Dimensional Unfolding and Controllability of Non-Linear Dynamical Systems

In linear dynamical systems, one has an elegant way to study dynamics and control using the state space formulation. However, in non-linear systems, there is no dynamics matrix to begin with. In this talk, we discuss how a system of non-linear ODEs can be dimensionally unfolded such that non-linear terms in the vector field can be re-expressed using auxiliary dynamical variables. This results in an unfolded dynamical system with only polynomial non-linearities. It turns out that this works for a large class of non-linear ODEs. For these, there exists an equivalent unfolded dynamical system with only polynomial non-linearities. Expressing generic non-linear vector fields using polynomials has some advantages.
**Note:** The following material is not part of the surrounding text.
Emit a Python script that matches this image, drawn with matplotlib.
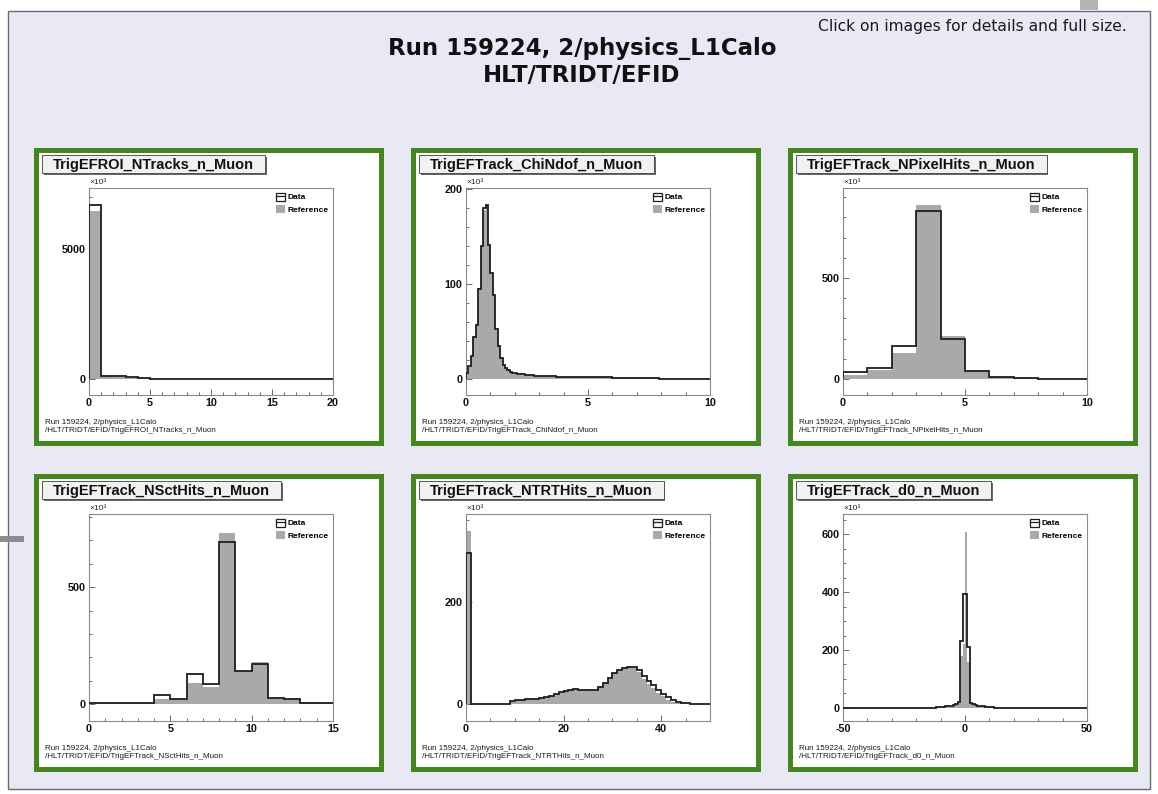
import matplotlib
matplotlib.use("Agg")
import matplotlib.pyplot as plt
from matplotlib.patches import Rectangle, Patch
from matplotlib.lines import Line2D
from matplotlib.ticker import MultipleLocator
import numpy as np

# ---------------- text ----------------
page_title = ["Run 159224, 2/physics_L1Calo", "HLT/TRIDT/EFID"]
page_note = "Click on images for details and full size."
run_label = "Run 159224, 2/physics_L1Calo"
path_prefix = "/HLT/TRIDT/EFID/"
legend_labels = ["Data", "Reference"]
hist_names = ["TrigEFROI_NTracks_n_Muon", "TrigEFTrack_ChiNdof_n_Muon",
              "TrigEFTrack_NPixelHits_n_Muon", "TrigEFTrack_NSctHits_n_Muon",
              "TrigEFTrack_NTRTHits_n_Muon", "TrigEFTrack_d0_n_Muon"]

# ---------------- data (units of 10^3) ----------------
ntracks_edges = np.linspace(0, 20, 21)
ntracks_data = [6710, 115, 100, 64, 48, 10, 5, 3, 2, 1, 0, 0, 0, 0, 0, 0, 0, 0, 0, 0]
ntracks_ref = [6450, 100, 90, 58, 42, 9, 4, 3, 2, 1, 0, 0, 0, 0, 0, 0, 0, 0, 0, 0]

chi_edges = np.linspace(0, 10, 101)
chi_data = [6, 14, 24, 44, 57, 95, 140, 180, 183, 141, 111, 88, 52, 35, 22, 15, 11, 9, 7.5, 6.5,
            6, 5.5, 5, 4.6, 4.3, 4.0, 3.8, 3.6, 3.4, 3.2, 3.1, 3.0, 2.9, 2.8, 2.7, 2.6, 2.5, 2.4, 2.3, 2.2,
            2.2, 2.1, 2.1, 2.0, 2.0, 1.9, 1.9, 1.8, 1.8, 1.8, 1.7, 1.7, 1.7, 1.6, 1.6, 1.6, 1.5, 1.5, 1.5, 1.5,
            1.4, 1.4, 1.4, 1.4, 1.3, 1.3, 1.3, 1.3, 1.2, 1.2, 1.2, 1.2, 1.1, 1.1, 1.1, 1.1, 1.0, 1.0, 0.6, 0.3,
            0.2, 0.2, 0.1, 0.1, 0.1, 0, 0, 0, 0, 0, 0, 0, 0, 0, 0, 0, 0, 0, 0, 0]
chi_ref = [5, 13, 25, 45, 58, 96, 139, 178, 181, 140, 110, 87, 52, 35, 22, 15, 11, 9, 7.4, 6.4,
           5.9, 5.4, 5, 4.6, 4.2, 4.0, 3.8, 3.5, 3.3, 3.2, 3.0, 2.9, 2.8, 2.7, 2.6, 2.5, 2.4, 2.3, 2.2, 2.2,
           2.1, 2.1, 2.0, 2.0, 1.9, 1.9, 1.8, 1.8, 1.8, 1.7, 1.7, 1.7, 1.6, 1.6, 1.6, 1.5, 1.5, 1.5, 1.4, 1.4,
           1.4, 1.4, 1.3, 1.3, 1.3, 1.3, 1.2, 1.2, 1.2, 1.2, 1.1, 1.1, 1.1, 1.1, 1.0, 1.0, 1.0, 0.9, 0.5, 0.3,
           0.2, 0.2, 0.1, 0.1, 0.1, 0, 0, 0, 0, 0, 0, 0, 0, 0, 0, 0, 0, 0, 0, 0]

pixel_edges = np.linspace(0, 10, 11)
pixel_data = [33, 56, 166, 831, 197, 40, 12, 3, 1, 0]
pixel_ref = [20, 45, 131, 864, 215, 40, 12, 3, 1, 0]

sct_edges = np.linspace(0, 15, 16)
sct_data = [3, 3, 7, 7, 38, 21, 127, 85, 693, 141, 173, 28, 24, 7, 3]
sct_ref = [3, 3, 7, 7, 24, 21, 92, 73, 732, 141, 179, 28, 21, 8, 3]

trt_edges = np.linspace(0, 50, 51)
trt_data = [296, 0, 0, 0, 0, 0, 0, 0, 0,
            6, 8, 9, 10, 10, 11, 12, 14, 16, 19, 23, 26, 28, 29, 28, 27, 27, 28, 33, 42,
            52, 60, 66, 70, 72, 72, 66, 56, 46, 37, 28, 20, 13, 8, 5, 3, 2, 1, 0.5, 0, 0]
trt_ref = [339, 0, 0, 0, 0, 0, 0, 0, 0,
           6, 8, 9, 10, 10, 11, 12, 14, 16, 19, 23, 26, 28, 29, 28, 27, 27, 28, 33, 42,
           52, 60, 66, 70, 72, 71, 62, 50, 40, 31, 22, 15, 9, 5, 3, 2, 1, 0.5, 0.3, 0, 0]

d0_edges = np.linspace(-50, 50, 101)
d0_data = [0] * 38 + [2, 2, 3, 4, 5, 6, 7, 9, 12, 20, 230, 395, 395, 210, 18, 12, 9, 7, 6, 5, 4, 3, 2, 2] + [0] * 38
d0_ref = [0] * 38 + [1, 2, 2, 3, 4, 5, 6, 8, 10, 18, 180, 220, 610, 160, 15, 10, 8, 6, 5, 4, 3, 2, 2, 1] + [0] * 38

panels = [
    dict(edges=ntracks_edges, data=ntracks_data, ref=ntracks_ref, xlim=(0, 20), ylim=(-615, 7350),
         xmaj=5, xmin=1, ymaj=5000, ymin=1000),
    dict(edges=chi_edges, data=chi_data, ref=chi_ref, xlim=(0, 10), ylim=(-17, 201),
         xmaj=5, xmin=1, ymaj=100, ymin=20),
    dict(edges=pixel_edges, data=pixel_data, ref=pixel_ref, xlim=(0, 10), ylim=(-79, 946),
         xmaj=5, xmin=1, ymaj=500, ymin=100),
    dict(edges=sct_edges, data=sct_data, ref=sct_ref, xlim=(0, 15), ylim=(-72, 813),
         xmaj=5, xmin=1, ymaj=500, ymin=100),
    dict(edges=trt_edges, data=trt_data, ref=trt_ref, xlim=(0, 50), ylim=(-33, 372),
         xmaj=20, xmin=5, ymaj=200, ymin=40),
    dict(edges=d0_edges, data=d0_data, ref=d0_ref, xlim=(-50, 50), ylim=(-46, 671),
         xmaj=50, xmin=10, ymaj=200, ymin=50),
]

# ---------------- style ----------------
W, H = 1158, 794
PAGE_BG = "#e8e9f5"
GREEN = "#43871d"
REF_GREY = "#a9a9a9"
LINE = "#1e1e1e"
PX = 0.72  # points per pixel at 100 dpi

plt.rcParams["font.family"] = ["Liberation Sans", "DejaVu Sans"]
plt.rcParams["font.weight"] = "bold"
plt.rcParams["axes.unicode_minus"] = False

fig = plt.figure(figsize=(W / 100, H / 100), dpi=100)
fig.patch.set_facecolor("white")
bg = fig.add_axes([0, 0, 1, 1])
bg.set_xlim(0, W)
bg.set_ylim(H, 0)
bg.axis("off")

# page frame
bg.add_patch(Rectangle((8, 11), 1142, 778, fc=PAGE_BG, ec="#6a6a6a", lw=1.0 * PX * 1.4))
bg.add_patch(Rectangle((0, 536), 24, 6, fc="#8c8c8c", ec="none"))
bg.add_patch(Rectangle((1080, 0), 18, 10, fc="#b5b5b5", ec="none"))

# header texts
bg.text(1127, 27, page_note, ha="right", va="center", fontsize=11.2, fontweight="normal",
        family=["DejaVu Sans"], color="#1a1a1a")
bg.text(582, 48, page_title[0], ha="center", va="center", fontsize=16.5, fontweight="bold",
        family=["DejaVu Sans"], color="#111111")
bg.text(582, 76, page_title[1], ha="center", va="center", fontsize=16.5, fontweight="bold",
        family=["DejaVu Sans"], color="#111111")

col_x = [33, 410, 787]
row_y = [147, 473]
PW, PH = 350, 298

renderer = fig.canvas.get_renderer()

for k, p in enumerate(panels):
    px = col_x[k % 3]
    py = row_y[k // 3]
    # green frame with white interior
    bg.add_patch(Rectangle((px + 2.5, py + 2.5), PW - 5, PH - 5, fc="white", ec=GREEN, lw=5 * PX))

    # title box
    t = bg.text(px + 20, py + 17.5, hist_names[k], ha="left", va="center", fontsize=10.5,
                fontweight="bold", color="#111111", zorder=5)
    bb = t.get_window_extent(renderer)
    tw = bb.width
    bg.add_patch(Rectangle((px + 10.5, py + 9.5), tw + 22, 18, fc="#666666", ec="none", zorder=3))
    bg.add_patch(Rectangle((px + 9, py + 8), tw + 22, 18, fc="#f1f1f1", ec="#4a4a4a",
                           lw=0.9 * PX, zorder=4))

    # footer
    bg.text(px + 12, py + 276, run_label, ha="left", va="center", fontsize=5.8,
            fontweight="normal", color="#1a1a1a")
    bg.text(px + 12, py + 284, path_prefix + hist_names[k], ha="left", va="center", fontsize=5.8,
            fontweight="normal", color="#1a1a1a")

    # histogram axes
    x0, x1 = px + 56, px + 300
    y0, y1 = py + 41, py + 248
    ax = fig.add_axes([x0 / W, 1 - y1 / H, (x1 - x0) / W, (y1 - y0) / H])
    ax.set_facecolor("white")
    ax.stairs(p["ref"], p["edges"], fill=True, color=REF_GREY, baseline=0, zorder=2)
    ax.stairs(p["data"], p["edges"], color=LINE, lw=1.3, baseline=0, zorder=3)
    ax.set_xlim(*p["xlim"])
    ax.set_ylim(*p["ylim"])
    ax.xaxis.set_major_locator(MultipleLocator(p["xmaj"]))
    ax.xaxis.set_minor_locator(MultipleLocator(p["xmin"]))
    ax.yaxis.set_major_locator(MultipleLocator(p["ymaj"]))
    ax.yaxis.set_minor_locator(MultipleLocator(p["ymin"]))
    ax.tick_params(axis="both", which="both", direction="in", top=False, right=False,
                   color="#555555", labelcolor="#111111", labelsize=7.8, width=0.6, pad=2.5)
    ax.tick_params(which="major", length=6 * PX)
    ax.tick_params(which="minor", length=3 * PX)
    for s in ax.spines.values():
        s.set_color("#8a8a8a")
        s.set_linewidth(0.8)
    ax.text(0.0, 1.008, "×10³", transform=ax.transAxes, ha="left", va="bottom", fontsize=6,
            fontweight="normal", color="#222222")
    handles = [(Patch(fc="white", ec=LINE, lw=0.9), Line2D([], [], color=LINE, lw=0.9)),
               Patch(fc=REF_GREY, ec="none")]
    ax.legend(handles, legend_labels, loc="upper right", frameon=False,
              prop=dict(family="Liberation Sans", size=6, weight="bold"),
              handlelength=1.0, handleheight=1.1, handletextpad=0.3, borderaxespad=0.35,
              labelspacing=0.45, borderpad=0.2)

fig.savefig("out.png", dpi=100, facecolor=fig.get_facecolor())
Methods of algebraic geometry can now be used to find attractors by organizing the system in Gröbner basis. More importantly, once we have a polynomial vector field, the system can straightforwardly be expressed in state space form, yielding a state-dependent dynamics matrix. Additionally, we will discuss a graphical representation of this matrix as a network with non-linear edge weights, which generalizes the usual notion of networks with dyadic edges to networks with compounded edges. A non-linear state space formulation of dynamical systems suggests a way to formalize stability and controllability criteria of non-linear dynamical systems. More specifically, with this we derive a non-linear generalization of the Kalman controllability matrix. Another consequence of expressing systems in generalized state space form is that this admits an eigenvalue flow in the spectrum of the system. This suggests a way to perform eigenvalue assignments for non-linear control. We demonstrate these applications for simple systems.